Catherine almost started as Robert Sawyer’s eyes flashed molten fire in her direction. She amended her earlier thought—that his eyes were cold—along with her idea that his eyes were green. At this proximity, she could see no less than nine colors; the body of which was made up of shades of green, blue, and streaking flecks of gold. “I’ve known your father longer than you have, girl.”

“Ah,” Catherine smirked over closed teeth. “Away to me,” she commanded the colt.

A bit over-eager, Blue Blood almost stepped on Robert Sawyer’s feet in his haste to obey his lady’s command to return to his stall. If not for Sawyer’s speed, the Robert surely would have come back with at least a bruised toe to show for his troubles. Catherine slid Blue’s door shut, cooing reassurances to the colt that he had done nothing wrong.

She leaned a little against his door, hoping her father’s agent didn’t notice the weakness. She was tired of being the cautious one in her family. Couldn’t they all see that? Why now, after everything, would her father bring a new man into the fold? Despite what both she and her mother spouted out of propriety, neither had received a letter from Albert about the young man before her. It was simply the story her father had told her to align with before his arrival.

“Mr. Sawyer?”

“Yes, ma’am?”

“I have a proposition for you.”

This time with much less enthusiasm, “Yes, ma’am?”

“Do you have any idea why it is that my father has hired you—beyond, of course the obvious task of protecting me?” She saw hesitation in those strange eyes, and that alone made her soften her anger against him. “You are loyal to him, I can see that. But surely you are curious as well..? No? Hmmm. Alright, Mr.
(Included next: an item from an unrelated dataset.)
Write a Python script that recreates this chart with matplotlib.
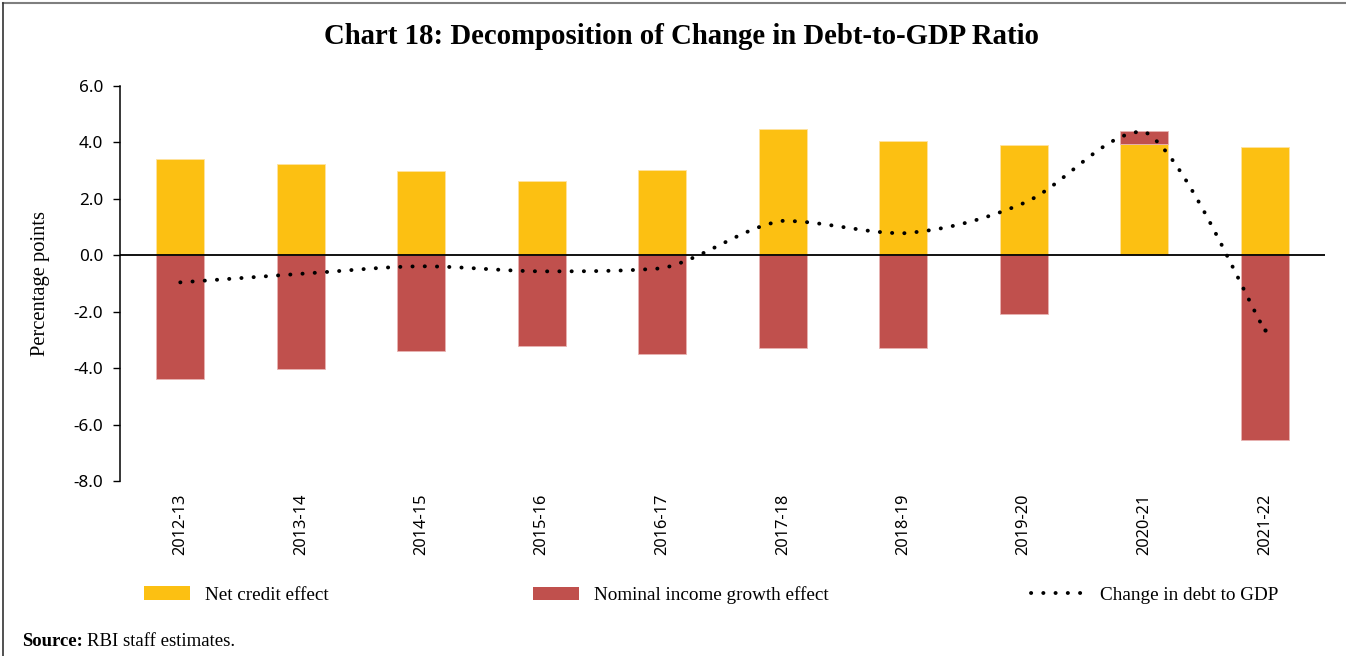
import numpy as np
import matplotlib
matplotlib.use("Agg")
import matplotlib.pyplot as plt
from matplotlib.lines import Line2D
from matplotlib.patches import Patch

years = ["2012-13", "2013-14", "2014-15", "2015-16", "2016-17",
         "2017-18", "2018-19", "2019-20", "2020-21", "2021-22"]
net_credit = [3.43, 3.25, 3.00, 2.64, 3.01, 4.48, 4.05, 3.91, 3.93, 3.85]
nominal_income = [-4.37, -4.02, -3.38, -3.20, -3.50, -3.29, -3.29, -2.08, 0.46, -6.54]
debt_change = [-0.96, -0.66, -0.39, -0.57, -0.46, 1.22, 0.78, 1.85, 4.39, -2.65]

YELLOW = "#FCC012"
RED = "#C0504D"
SERIF = ["Liberation Serif", "DejaVu Serif"]
SANS = ["Noto Sans", "DejaVu Sans"]


def smooth_path(xs, ys, steps=60):
    """Smoothed line through the points: cubic Bezier segments with
    Catmull-Rom handles, clamped so a segment never overshoots its ends."""
    xs = np.asarray(xs, float)
    ys = np.asarray(ys, float)
    n = len(xs)
    t = np.linspace(0, 1, steps, endpoint=False)[:, None]
    pts = []
    for i in range(n - 1):
        p1 = np.array([xs[i], ys[i]])
        p2 = np.array([xs[i + 1], ys[i + 1]])
        p0 = np.array([xs[i - 1], ys[i - 1]]) if i > 0 else p1
        p3 = np.array([xs[i + 2], ys[i + 2]]) if i + 2 < n else p2
        c1 = p1 + (p2 - p0) / 6.0
        c2 = p2 - (p3 - p1) / 6.0
        lo, hi = min(p1[1], p2[1]), max(p1[1], p2[1])
        c1[1] = np.clip(c1[1], lo, hi)
        c2[1] = np.clip(c2[1], lo, hi)
        seg = ((1 - t) ** 3) * p1 + 3 * ((1 - t) ** 2) * t * c1 \
            + 3 * (1 - t) * t ** 2 * c2 + t ** 3 * p2
        pts.append(seg)
    pts.append(np.array([[xs[-1], ys[-1]]]))
    pts = np.vstack(pts)
    return pts[:, 0], pts[:, 1]


fig = plt.figure(figsize=(13.46, 6.56), dpi=100)
ax = fig.add_axes([120 / 1346, 1 - 481 / 656, 1205 / 1346, 395 / 656])

x = np.arange(len(years))
nc = np.array(net_credit)
ni = np.array(nominal_income)
# positive income effect stacks on top of the credit bar, negative goes below zero
ni_bottom = np.where(ni > 0, nc, 0.0)

ax.bar(x, nc, width=0.4, color=YELLOW, edgecolor="#FFE3A0", linewidth=0.6, zorder=2)
ax.bar(x, ni, width=0.4, bottom=ni_bottom, color=RED, edgecolor="#E8B4B3",
       linewidth=0.6, zorder=2)

DOTS = (0, (0.05, 3.1))
sx, sy = smooth_path(x, debt_change)
ax.plot(sx, sy, color="black", lw=2.8, linestyle=DOTS,
        dash_capstyle="round", zorder=4)
# closing dot on the last observation
ax.plot([x[-1]], [debt_change[-1]], "o", color="black", ms=3.0, mew=0, zorder=4)

ax.axhline(0, color="black", lw=1.3, zorder=3)

ax.set_xlim(-0.5, len(years) - 0.5)
ax.set_ylim(-8, 6)
yt = np.arange(-8, 7, 2)
ax.set_yticks(yt)
ax.set_yticklabels([f"{v:.1f}" for v in yt], fontfamily=SANS, fontsize=12.3)
ax.set_xticks(x)
ax.set_xticklabels(years, rotation=90, fontfamily=SANS, fontsize=11.8)
ax.tick_params(axis="x", length=0, pad=9)
ax.tick_params(axis="y", length=5, width=1, direction="out", pad=7)
for side in ("top", "right", "bottom"):
    ax.spines[side].set_visible(False)
ax.spines["left"].set_linewidth(1.1)

ax.set_ylabel("Percentage points", fontfamily=SERIF, fontsize=14.8)
ax.yaxis.set_label_coords(-70 / 1205, 0.5)

fig.text(681 / 1346, 1 - 37 / 656, "Chart 18: Decomposition of Change in Debt-to-GDP Ratio",
         ha="center", va="center", fontfamily=SERIF, fontweight="bold", fontsize=20.7)

# legend entries placed individually along the bottom
leg_kw = dict(frameon=False, prop={"family": SERIF, "size": 13.8},
              handletextpad=0.8, borderpad=0, borderaxespad=0)
LEG_Y = 1 - 595 / 656
entries = [
    (Patch(facecolor=YELLOW), "Net credit effect", 144),
    (Patch(facecolor=RED), "Nominal income growth effect", 533),
]
for handle, label, xpix in entries:
    fig.legend([handle], [label], loc="center left",
               bbox_to_anchor=(xpix / 1346, LEG_Y),
               handlelength=2.4, handleheight=0.68, **leg_kw)
dot_handle = Line2D([], [], color="black", lw=2.8, linestyle=DOTS,
                    dash_capstyle="round")
fig.legend([dot_handle], ["Change in debt to GDP"], loc="center left",
           bbox_to_anchor=(1031 / 1346, LEG_Y), handlelength=2.8, **leg_kw)

# source note
src = fig.text(22 / 1346, 1 - 641 / 656, "Source:", ha="left", va="center",
               fontfamily=SERIF, fontweight="bold", fontsize=13.5)
renderer = fig.canvas.get_renderer()
bb = src.get_window_extent(renderer=renderer)
fig.text((bb.x1 + 4) / 1346, 1 - 641 / 656, "RBI staff estimates.", ha="left",
         va="center", fontfamily=SERIF, fontsize=13.5)

# frame lines around the chart
fig.add_artist(Line2D([3 / 1346, 1], [1 - 3 / 656, 1 - 3 / 656], color="#7F7F7F", lw=1.5))
fig.add_artist(Line2D([3 / 1346, 3 / 1346], [0, 1 - 3 / 656], color="#333333", lw=1.2))

fig.savefig("out.png", dpi=100)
Sawyer, perhaps I can tempt you with this. I have three mares nearly ready to drop by the aid of my fine—if a bit mean—stallion; son of Boston out of Fashion. All three were chosen by me, were chosen after years of forethought, much like the dam of my Blue Blood was. I promise you, Sir, first choice of the three—for fair payment, of course—if you agree to my proposition.”

Starbursts of green and gold and blue narrowed in on her. “I’d first know the proposition.”

“We have, at best estimate, eight weeks ahead of us before we reach San Francisco.”

Robert nodded, “At the very best estimate, yes.”

“I propose that, before we arrive in San Francisco, I not only offer you first choice in what is sure to be horseracing’s next crop of champions, but a full and complete explanation as to why it is you’re along for the journey in the first place.”

“And in return?”

“In return, I ask only that you confess to me—and me alone—why it is you feel you owe my father such a debt.” At his hesitation, she pressed, “A debt that, by your own claim, was made years before my conception. Something that seems impossible, considering you can’t be much more than five years my senior.”

“You were born in?”

Strangely, she felt as though she’d been called upon by a stern teacher, “Seventy-two.”

“I agree to your terms, Miss Van Yorne.” With every efficiency, he shook her hand, then turned on his heal for the door.

She couldn’t keep herself from shouting after him, “And when were you born, Mr. Sawyer?”

He responded, but did not turn, “Sixty-four, Miss Van Yorne; sixty-four.”

Catherine fell asleep dreaming of horses and debts and green-eyed wild cats that made her want to leave the safety of her family for the ferocity they promised.

Robert couldn’t immediately seem to call sleep to him, but, upon doing so, found himself dreaming of the lady Godiva, riding naked, bareback upon her great stallion…her blond curls hiding all he longed to see.